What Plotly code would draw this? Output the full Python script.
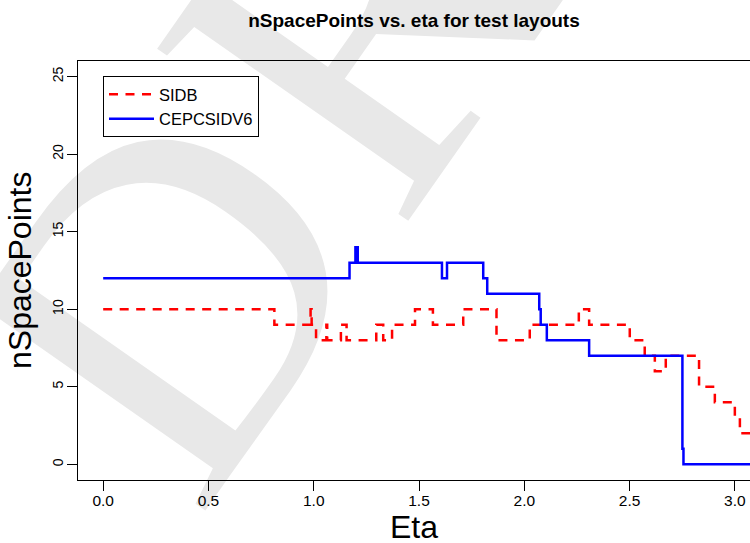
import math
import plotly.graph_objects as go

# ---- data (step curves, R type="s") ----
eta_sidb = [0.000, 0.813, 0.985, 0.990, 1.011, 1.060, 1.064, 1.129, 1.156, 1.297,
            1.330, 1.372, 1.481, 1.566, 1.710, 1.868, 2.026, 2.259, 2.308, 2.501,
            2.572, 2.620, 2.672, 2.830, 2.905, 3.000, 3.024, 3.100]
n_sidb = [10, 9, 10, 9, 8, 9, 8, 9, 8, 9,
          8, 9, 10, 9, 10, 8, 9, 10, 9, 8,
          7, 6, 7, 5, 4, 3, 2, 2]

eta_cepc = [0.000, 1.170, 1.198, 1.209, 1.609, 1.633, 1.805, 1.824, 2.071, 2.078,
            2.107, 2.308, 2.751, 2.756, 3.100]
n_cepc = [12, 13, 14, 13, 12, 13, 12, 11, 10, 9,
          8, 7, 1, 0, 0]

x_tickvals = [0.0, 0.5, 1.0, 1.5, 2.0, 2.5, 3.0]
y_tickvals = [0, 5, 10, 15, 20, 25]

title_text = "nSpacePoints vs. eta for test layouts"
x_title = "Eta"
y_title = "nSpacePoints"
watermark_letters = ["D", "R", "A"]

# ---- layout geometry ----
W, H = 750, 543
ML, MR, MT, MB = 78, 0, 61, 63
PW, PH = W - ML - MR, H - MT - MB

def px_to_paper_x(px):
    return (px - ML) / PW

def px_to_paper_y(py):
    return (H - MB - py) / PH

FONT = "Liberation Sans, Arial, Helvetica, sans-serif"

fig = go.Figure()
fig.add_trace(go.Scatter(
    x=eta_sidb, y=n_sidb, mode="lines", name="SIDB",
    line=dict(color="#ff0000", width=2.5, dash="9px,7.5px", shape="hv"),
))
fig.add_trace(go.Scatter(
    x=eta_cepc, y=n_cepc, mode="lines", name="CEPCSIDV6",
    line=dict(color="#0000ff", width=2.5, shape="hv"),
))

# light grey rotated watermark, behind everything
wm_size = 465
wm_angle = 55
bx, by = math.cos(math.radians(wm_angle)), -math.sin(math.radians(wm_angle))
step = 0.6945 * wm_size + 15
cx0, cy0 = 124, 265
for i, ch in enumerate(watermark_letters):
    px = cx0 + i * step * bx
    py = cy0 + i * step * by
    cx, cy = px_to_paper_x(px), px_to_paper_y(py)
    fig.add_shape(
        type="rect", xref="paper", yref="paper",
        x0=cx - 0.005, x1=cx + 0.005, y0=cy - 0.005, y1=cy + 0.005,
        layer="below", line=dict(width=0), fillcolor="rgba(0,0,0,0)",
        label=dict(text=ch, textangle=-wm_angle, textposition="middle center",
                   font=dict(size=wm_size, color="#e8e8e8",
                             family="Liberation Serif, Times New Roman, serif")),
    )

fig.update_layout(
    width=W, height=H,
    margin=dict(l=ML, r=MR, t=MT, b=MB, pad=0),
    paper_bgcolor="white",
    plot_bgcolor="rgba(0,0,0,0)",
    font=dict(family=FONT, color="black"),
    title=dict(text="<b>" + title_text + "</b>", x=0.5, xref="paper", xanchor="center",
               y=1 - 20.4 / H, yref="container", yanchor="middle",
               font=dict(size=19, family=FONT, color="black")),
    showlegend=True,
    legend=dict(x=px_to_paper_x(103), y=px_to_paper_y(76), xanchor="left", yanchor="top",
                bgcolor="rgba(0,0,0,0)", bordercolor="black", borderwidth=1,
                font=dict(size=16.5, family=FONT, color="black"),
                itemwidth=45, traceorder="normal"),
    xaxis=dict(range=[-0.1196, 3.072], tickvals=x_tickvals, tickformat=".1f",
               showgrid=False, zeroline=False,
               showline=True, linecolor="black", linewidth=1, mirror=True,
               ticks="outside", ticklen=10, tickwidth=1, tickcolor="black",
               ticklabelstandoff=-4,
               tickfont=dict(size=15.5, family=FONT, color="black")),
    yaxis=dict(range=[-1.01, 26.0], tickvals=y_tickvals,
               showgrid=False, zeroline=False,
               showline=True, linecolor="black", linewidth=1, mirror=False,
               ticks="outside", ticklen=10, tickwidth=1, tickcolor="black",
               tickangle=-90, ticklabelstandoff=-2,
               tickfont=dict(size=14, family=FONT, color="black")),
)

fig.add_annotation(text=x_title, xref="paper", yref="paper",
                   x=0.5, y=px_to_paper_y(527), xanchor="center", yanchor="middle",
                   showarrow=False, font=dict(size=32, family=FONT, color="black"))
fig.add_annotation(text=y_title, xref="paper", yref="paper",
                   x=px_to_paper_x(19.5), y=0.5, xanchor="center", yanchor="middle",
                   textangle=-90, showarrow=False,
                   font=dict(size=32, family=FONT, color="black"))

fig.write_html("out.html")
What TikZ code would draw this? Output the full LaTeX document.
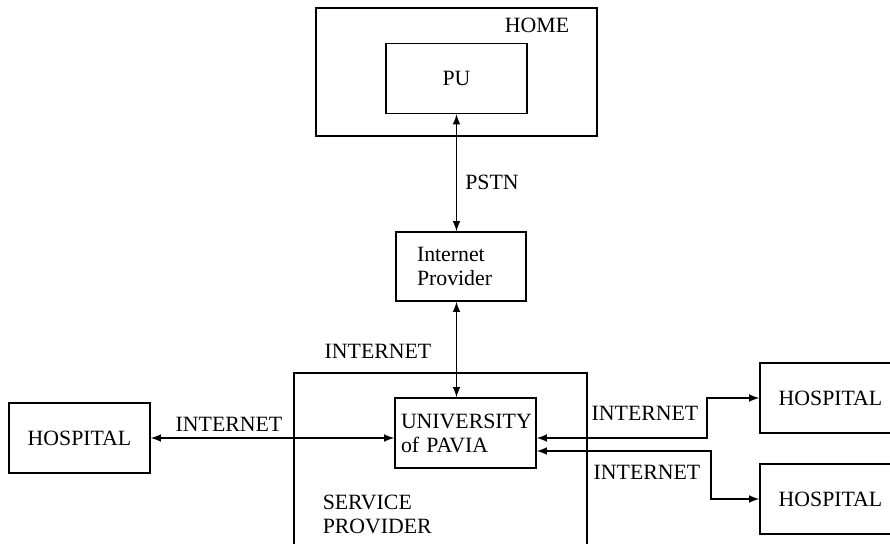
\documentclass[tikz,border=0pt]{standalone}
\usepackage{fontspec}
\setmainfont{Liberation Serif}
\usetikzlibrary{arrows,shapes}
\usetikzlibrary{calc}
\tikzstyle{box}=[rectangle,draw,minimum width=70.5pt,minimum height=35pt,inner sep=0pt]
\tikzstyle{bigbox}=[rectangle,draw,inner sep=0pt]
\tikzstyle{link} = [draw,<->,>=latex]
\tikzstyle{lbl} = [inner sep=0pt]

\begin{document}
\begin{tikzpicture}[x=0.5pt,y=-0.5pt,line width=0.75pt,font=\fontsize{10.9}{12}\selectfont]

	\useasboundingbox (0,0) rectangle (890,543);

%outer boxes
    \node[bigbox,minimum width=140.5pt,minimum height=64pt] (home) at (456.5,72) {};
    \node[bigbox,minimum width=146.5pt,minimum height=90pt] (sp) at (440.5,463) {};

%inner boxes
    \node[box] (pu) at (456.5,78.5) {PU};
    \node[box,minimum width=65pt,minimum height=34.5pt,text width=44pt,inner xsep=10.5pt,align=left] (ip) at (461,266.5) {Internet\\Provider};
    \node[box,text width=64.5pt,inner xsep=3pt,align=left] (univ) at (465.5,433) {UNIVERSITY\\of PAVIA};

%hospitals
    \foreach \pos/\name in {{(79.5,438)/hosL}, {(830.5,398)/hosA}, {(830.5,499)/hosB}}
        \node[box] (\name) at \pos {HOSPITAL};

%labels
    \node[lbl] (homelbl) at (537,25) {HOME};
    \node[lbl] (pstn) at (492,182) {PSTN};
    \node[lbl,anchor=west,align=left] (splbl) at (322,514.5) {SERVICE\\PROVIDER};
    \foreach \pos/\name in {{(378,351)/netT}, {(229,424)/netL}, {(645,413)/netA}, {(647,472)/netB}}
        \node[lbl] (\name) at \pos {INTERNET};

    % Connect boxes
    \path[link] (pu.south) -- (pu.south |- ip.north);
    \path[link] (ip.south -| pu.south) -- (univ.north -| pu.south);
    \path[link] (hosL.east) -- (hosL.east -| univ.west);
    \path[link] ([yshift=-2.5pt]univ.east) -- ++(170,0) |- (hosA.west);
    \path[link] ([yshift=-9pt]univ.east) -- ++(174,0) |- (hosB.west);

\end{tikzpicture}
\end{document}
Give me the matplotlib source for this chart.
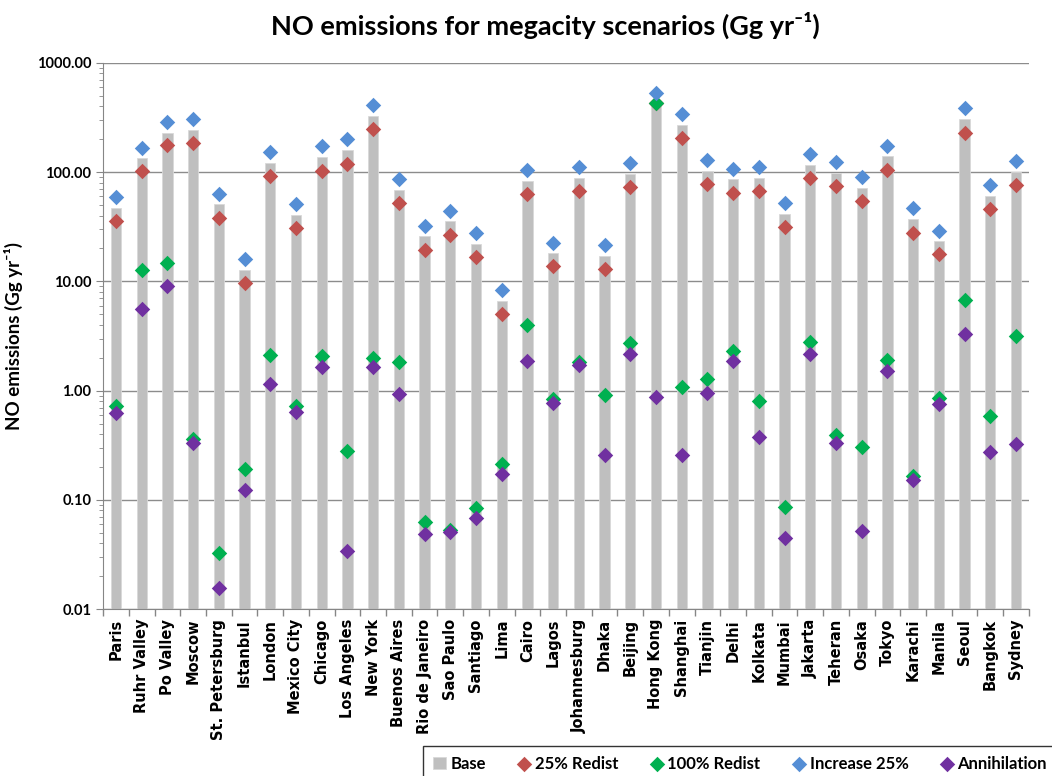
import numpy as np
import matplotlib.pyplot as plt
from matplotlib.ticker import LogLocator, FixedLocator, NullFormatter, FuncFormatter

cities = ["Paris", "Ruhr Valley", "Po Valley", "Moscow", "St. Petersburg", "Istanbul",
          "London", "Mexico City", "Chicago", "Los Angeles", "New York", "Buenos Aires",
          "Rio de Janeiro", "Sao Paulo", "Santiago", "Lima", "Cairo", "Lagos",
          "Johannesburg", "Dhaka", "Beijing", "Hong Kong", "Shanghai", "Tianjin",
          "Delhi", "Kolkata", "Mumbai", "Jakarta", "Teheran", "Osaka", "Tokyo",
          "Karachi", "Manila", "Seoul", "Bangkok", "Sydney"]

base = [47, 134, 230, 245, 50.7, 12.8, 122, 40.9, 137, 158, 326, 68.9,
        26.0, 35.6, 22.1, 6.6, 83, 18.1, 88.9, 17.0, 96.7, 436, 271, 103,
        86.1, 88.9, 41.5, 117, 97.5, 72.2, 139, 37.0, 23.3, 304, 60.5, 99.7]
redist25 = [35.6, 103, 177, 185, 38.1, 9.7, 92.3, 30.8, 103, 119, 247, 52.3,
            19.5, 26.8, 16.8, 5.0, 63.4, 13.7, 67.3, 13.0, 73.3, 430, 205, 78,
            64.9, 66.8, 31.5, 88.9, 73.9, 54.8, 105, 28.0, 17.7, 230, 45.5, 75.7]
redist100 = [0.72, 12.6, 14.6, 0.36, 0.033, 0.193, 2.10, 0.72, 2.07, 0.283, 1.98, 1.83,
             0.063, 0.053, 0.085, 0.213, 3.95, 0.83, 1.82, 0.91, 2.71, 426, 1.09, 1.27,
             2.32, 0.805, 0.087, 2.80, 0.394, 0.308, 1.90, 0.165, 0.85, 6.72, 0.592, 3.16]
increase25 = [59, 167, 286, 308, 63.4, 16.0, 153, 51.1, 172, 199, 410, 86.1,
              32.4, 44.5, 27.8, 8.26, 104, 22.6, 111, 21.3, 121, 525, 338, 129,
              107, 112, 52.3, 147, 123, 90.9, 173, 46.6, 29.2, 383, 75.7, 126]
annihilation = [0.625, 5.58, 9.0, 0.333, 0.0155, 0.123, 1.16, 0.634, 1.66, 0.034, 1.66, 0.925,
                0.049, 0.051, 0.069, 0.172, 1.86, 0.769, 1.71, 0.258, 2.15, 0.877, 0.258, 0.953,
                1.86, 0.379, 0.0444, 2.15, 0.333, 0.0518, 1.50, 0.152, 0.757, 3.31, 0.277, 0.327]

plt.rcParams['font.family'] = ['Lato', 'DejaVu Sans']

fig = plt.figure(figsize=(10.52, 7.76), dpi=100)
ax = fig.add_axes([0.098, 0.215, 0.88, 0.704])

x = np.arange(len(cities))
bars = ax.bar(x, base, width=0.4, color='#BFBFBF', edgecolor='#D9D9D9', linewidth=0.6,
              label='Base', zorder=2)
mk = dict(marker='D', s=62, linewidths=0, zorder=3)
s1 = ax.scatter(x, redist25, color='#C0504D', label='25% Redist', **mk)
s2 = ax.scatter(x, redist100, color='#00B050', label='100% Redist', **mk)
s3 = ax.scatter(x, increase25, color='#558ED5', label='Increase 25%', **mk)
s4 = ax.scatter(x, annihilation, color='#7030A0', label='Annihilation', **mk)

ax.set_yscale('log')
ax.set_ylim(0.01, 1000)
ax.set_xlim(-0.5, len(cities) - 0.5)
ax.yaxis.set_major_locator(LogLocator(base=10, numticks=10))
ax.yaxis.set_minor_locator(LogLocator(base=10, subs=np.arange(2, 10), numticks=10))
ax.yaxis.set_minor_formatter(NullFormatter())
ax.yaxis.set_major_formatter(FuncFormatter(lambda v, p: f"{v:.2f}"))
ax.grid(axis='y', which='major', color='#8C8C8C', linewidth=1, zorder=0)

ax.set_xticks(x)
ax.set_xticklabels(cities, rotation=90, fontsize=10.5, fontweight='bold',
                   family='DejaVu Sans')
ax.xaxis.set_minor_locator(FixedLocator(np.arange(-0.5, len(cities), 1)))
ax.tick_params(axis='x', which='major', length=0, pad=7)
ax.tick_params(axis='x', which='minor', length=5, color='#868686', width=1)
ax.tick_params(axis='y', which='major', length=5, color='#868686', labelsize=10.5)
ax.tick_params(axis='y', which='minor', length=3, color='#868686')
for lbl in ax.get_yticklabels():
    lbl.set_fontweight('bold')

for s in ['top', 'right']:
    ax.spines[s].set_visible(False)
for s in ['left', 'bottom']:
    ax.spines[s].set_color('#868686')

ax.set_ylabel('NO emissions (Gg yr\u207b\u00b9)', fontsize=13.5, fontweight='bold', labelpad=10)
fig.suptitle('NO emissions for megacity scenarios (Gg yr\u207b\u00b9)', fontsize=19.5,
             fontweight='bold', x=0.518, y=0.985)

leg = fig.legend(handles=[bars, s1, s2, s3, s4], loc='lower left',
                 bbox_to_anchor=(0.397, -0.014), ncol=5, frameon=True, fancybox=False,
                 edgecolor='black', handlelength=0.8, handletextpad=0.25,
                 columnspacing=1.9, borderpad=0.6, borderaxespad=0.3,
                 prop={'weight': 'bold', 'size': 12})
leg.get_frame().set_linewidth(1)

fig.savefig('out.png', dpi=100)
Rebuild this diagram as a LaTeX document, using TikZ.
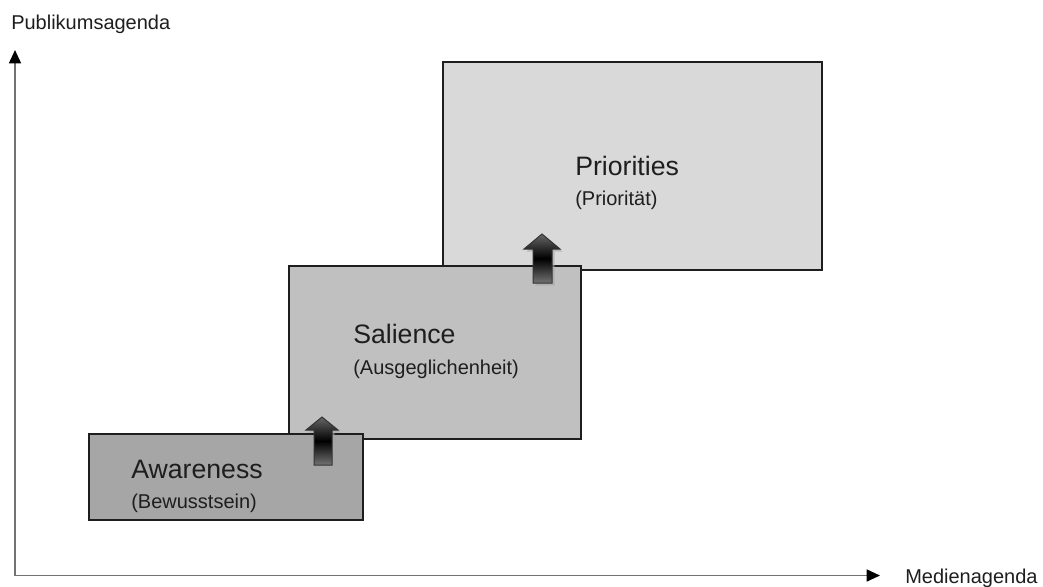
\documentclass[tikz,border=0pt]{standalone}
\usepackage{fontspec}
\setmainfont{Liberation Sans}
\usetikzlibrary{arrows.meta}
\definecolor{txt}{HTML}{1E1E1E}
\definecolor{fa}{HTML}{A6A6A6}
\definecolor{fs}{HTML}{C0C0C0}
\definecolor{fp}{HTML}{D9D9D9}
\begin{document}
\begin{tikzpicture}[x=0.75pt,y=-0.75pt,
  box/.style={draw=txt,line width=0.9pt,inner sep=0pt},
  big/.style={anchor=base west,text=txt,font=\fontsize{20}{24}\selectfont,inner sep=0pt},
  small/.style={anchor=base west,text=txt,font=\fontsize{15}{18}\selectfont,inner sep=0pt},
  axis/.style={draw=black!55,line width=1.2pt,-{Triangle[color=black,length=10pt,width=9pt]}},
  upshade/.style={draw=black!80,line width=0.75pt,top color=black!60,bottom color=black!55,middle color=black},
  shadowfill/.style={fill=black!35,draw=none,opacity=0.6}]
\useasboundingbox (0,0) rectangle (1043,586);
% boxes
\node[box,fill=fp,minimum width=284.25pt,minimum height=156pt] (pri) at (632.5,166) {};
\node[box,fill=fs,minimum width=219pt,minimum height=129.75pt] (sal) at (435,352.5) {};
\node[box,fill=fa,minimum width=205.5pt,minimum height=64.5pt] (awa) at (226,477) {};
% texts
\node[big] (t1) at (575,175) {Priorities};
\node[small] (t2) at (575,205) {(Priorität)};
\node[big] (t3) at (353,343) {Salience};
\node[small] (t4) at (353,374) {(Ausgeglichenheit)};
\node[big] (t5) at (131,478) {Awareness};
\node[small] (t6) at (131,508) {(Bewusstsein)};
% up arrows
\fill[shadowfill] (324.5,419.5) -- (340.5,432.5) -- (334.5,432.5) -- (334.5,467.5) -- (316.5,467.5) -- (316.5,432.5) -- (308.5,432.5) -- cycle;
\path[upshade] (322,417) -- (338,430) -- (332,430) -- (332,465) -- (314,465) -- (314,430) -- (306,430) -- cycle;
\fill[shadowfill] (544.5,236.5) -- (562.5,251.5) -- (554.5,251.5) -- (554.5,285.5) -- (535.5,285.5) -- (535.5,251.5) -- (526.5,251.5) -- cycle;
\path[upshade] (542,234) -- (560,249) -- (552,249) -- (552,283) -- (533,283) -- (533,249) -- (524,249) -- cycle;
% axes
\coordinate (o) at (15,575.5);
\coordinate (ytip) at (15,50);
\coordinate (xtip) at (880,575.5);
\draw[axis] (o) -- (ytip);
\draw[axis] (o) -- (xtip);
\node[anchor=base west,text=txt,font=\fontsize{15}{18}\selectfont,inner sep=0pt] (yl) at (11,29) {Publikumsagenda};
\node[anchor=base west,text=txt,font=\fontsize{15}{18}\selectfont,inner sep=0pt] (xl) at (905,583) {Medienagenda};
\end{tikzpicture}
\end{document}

▸ **Instructions for the task**
Pull out all lines from the listing that contain the string "What".

▸ **Reply to the task**
What Plotly code would draw this? Output the full Python script.
What TikZ code would draw this? Output the full LaTeX document.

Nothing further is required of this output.